• **Given instruction**: Retype everything in the listing, leaving each line exactly as it is.
##############################
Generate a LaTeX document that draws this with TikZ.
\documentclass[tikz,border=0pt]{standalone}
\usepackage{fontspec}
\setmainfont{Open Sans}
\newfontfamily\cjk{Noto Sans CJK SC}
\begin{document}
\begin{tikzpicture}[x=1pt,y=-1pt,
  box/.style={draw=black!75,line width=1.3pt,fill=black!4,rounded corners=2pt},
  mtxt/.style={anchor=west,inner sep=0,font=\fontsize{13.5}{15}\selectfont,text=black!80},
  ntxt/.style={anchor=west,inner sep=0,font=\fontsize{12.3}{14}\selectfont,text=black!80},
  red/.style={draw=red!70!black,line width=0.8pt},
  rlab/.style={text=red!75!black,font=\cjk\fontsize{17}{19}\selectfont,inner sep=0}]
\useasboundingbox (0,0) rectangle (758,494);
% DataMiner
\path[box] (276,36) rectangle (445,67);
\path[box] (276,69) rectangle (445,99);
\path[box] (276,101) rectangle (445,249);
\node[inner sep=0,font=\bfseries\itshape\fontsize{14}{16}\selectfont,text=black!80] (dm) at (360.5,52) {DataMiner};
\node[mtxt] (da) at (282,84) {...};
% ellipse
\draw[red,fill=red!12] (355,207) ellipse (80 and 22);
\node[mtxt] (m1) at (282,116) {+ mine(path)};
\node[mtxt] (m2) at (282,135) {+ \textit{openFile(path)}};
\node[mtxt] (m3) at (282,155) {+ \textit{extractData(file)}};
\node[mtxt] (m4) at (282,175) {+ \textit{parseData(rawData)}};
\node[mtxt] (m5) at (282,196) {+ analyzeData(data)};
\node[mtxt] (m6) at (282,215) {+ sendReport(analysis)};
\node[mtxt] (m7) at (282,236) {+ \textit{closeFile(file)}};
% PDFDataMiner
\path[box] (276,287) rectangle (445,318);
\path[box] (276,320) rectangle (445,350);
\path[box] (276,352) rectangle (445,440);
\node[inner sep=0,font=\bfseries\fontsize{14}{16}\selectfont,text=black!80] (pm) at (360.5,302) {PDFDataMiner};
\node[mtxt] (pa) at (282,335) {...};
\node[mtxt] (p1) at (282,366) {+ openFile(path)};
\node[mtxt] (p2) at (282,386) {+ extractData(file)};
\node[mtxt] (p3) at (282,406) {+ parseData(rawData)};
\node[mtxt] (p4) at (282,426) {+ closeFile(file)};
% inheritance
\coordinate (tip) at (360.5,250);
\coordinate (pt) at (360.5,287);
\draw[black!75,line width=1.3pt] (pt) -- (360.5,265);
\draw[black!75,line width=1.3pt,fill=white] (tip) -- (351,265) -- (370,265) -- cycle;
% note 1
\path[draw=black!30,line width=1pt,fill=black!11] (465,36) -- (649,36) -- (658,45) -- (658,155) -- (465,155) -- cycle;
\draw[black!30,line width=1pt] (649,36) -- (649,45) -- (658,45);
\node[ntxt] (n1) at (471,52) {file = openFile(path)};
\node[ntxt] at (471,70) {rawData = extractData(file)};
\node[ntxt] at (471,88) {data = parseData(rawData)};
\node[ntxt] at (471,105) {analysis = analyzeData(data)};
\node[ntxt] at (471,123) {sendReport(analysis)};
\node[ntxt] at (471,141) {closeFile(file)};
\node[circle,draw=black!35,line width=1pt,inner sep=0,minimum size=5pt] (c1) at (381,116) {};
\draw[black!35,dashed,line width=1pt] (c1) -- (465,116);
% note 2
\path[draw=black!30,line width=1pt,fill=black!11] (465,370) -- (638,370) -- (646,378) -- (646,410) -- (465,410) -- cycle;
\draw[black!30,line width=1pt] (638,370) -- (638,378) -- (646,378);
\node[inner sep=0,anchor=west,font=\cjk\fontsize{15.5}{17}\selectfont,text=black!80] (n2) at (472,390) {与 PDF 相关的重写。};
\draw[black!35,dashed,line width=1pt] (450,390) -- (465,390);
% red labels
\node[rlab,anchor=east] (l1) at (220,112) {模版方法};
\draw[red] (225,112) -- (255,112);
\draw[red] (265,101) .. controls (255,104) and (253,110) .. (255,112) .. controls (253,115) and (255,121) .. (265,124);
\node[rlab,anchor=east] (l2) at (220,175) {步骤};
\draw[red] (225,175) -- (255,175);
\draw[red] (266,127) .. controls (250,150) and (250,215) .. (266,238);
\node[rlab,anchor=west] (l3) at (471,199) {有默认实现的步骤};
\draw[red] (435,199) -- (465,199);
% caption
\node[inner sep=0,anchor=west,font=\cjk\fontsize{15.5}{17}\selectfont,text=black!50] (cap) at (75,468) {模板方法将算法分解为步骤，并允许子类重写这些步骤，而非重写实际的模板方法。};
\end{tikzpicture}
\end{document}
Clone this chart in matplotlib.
##############################
• **Reply to the task**:
Generate a LaTeX document that draws this with TikZ.
\documentclass[tikz,border=0pt]{standalone}
\usepackage{fontspec}
\setmainfont{Open Sans}
\newfontfamily\cjk{Noto Sans CJK SC}
\begin{document}
\begin{tikzpicture}[x=1pt,y=-1pt,
  box/.style={draw=black!75,line width=1.3pt,fill=black!4,rounded corners=2pt},
  mtxt/.style={anchor=west,inner sep=0,font=\fontsize{13.5}{15}\selectfont,text=black!80},
  ntxt/.style={anchor=west,inner sep=0,font=\fontsize{12.3}{14}\selectfont,text=black!80},
  red/.style={draw=red!70!black,line width=0.8pt},
  rlab/.style={text=red!75!black,font=\cjk\fontsize{17}{19}\selectfont,inner sep=0}]
\useasboundingbox (0,0) rectangle (758,494);
% DataMiner
\path[box] (276,36) rectangle (445,67);
\path[box] (276,69) rectangle (445,99);
\path[box] (276,101) rectangle (445,249);
\node[inner sep=0,font=\bfseries\itshape\fontsize{14}{16}\selectfont,text=black!80] (dm) at (360.5,52) {DataMiner};
\node[mtxt] (da) at (282,84) {...};
% ellipse
\draw[red,fill=red!12] (355,207) ellipse (80 and 22);
\node[mtxt] (m1) at (282,116) {+ mine(path)};
\node[mtxt] (m2) at (282,135) {+ \textit{openFile(path)}};
\node[mtxt] (m3) at (282,155) {+ \textit{extractData(file)}};
\node[mtxt] (m4) at (282,175) {+ \textit{parseData(rawData)}};
\node[mtxt] (m5) at (282,196) {+ analyzeData(data)};
\node[mtxt] (m6) at (282,215) {+ sendReport(analysis)};
\node[mtxt] (m7) at (282,236) {+ \textit{closeFile(file)}};
% PDFDataMiner
\path[box] (276,287) rectangle (445,318);
\path[box] (276,320) rectangle (445,350);
\path[box] (276,352) rectangle (445,440);
\node[inner sep=0,font=\bfseries\fontsize{14}{16}\selectfont,text=black!80] (pm) at (360.5,302) {PDFDataMiner};
\node[mtxt] (pa) at (282,335) {...};
\node[mtxt] (p1) at (282,366) {+ openFile(path)};
\node[mtxt] (p2) at (282,386) {+ extractData(file)};
\node[mtxt] (p3) at (282,406) {+ parseData(rawData)};
\node[mtxt] (p4) at (282,426) {+ closeFile(file)};
% inheritance
\coordinate (tip) at (360.5,250);
\coordinate (pt) at (360.5,287);
\draw[black!75,line width=1.3pt] (pt) -- (360.5,265);
\draw[black!75,line width=1.3pt,fill=white] (tip) -- (351,265) -- (370,265) -- cycle;
% note 1
\path[draw=black!30,line width=1pt,fill=black!11] (465,36) -- (649,36) -- (658,45) -- (658,155) -- (465,155) -- cycle;
\draw[black!30,line width=1pt] (649,36) -- (649,45) -- (658,45);
\node[ntxt] (n1) at (471,52) {file = openFile(path)};
\node[ntxt] at (471,70) {rawData = extractData(file)};
\node[ntxt] at (471,88) {data = parseData(rawData)};
\node[ntxt] at (471,105) {analysis = analyzeData(data)};
\node[ntxt] at (471,123) {sendReport(analysis)};
\node[ntxt] at (471,141) {closeFile(file)};
\node[circle,draw=black!35,line width=1pt,inner sep=0,minimum size=5pt] (c1) at (381,116) {};
\draw[black!35,dashed,line width=1pt] (c1) -- (465,116);
% note 2
\path[draw=black!30,line width=1pt,fill=black!11] (465,370) -- (638,370) -- (646,378) -- (646,410) -- (465,410) -- cycle;
\draw[black!30,line width=1pt] (638,370) -- (638,378) -- (646,378);
\node[inner sep=0,anchor=west,font=\cjk\fontsize{15.5}{17}\selectfont,text=black!80] (n2) at (472,390) {与 PDF 相关的重写。};
\draw[black!35,dashed,line width=1pt] (450,390) -- (465,390);
% red labels
\node[rlab,anchor=east] (l1) at (220,112) {模版方法};
\draw[red] (225,112) -- (255,112);
\draw[red] (265,101) .. controls (255,104) and (253,110) .. (255,112) .. controls (253,115) and (255,121) .. (265,124);
\node[rlab,anchor=east] (l2) at (220,175) {步骤};
\draw[red] (225,175) -- (255,175);
\draw[red] (266,127) .. controls (250,150) and (250,215) .. (266,238);
\node[rlab,anchor=west] (l3) at (471,199) {有默认实现的步骤};
\draw[red] (435,199) -- (465,199);
% caption
\node[inner sep=0,anchor=west,font=\cjk\fontsize{15.5}{17}\selectfont,text=black!50] (cap) at (75,468) {模板方法将算法分解为步骤，并允许子类重写这些步骤，而非重写实际的模板方法。};
\end{tikzpicture}
\end{document}
Clone this chart in matplotlib.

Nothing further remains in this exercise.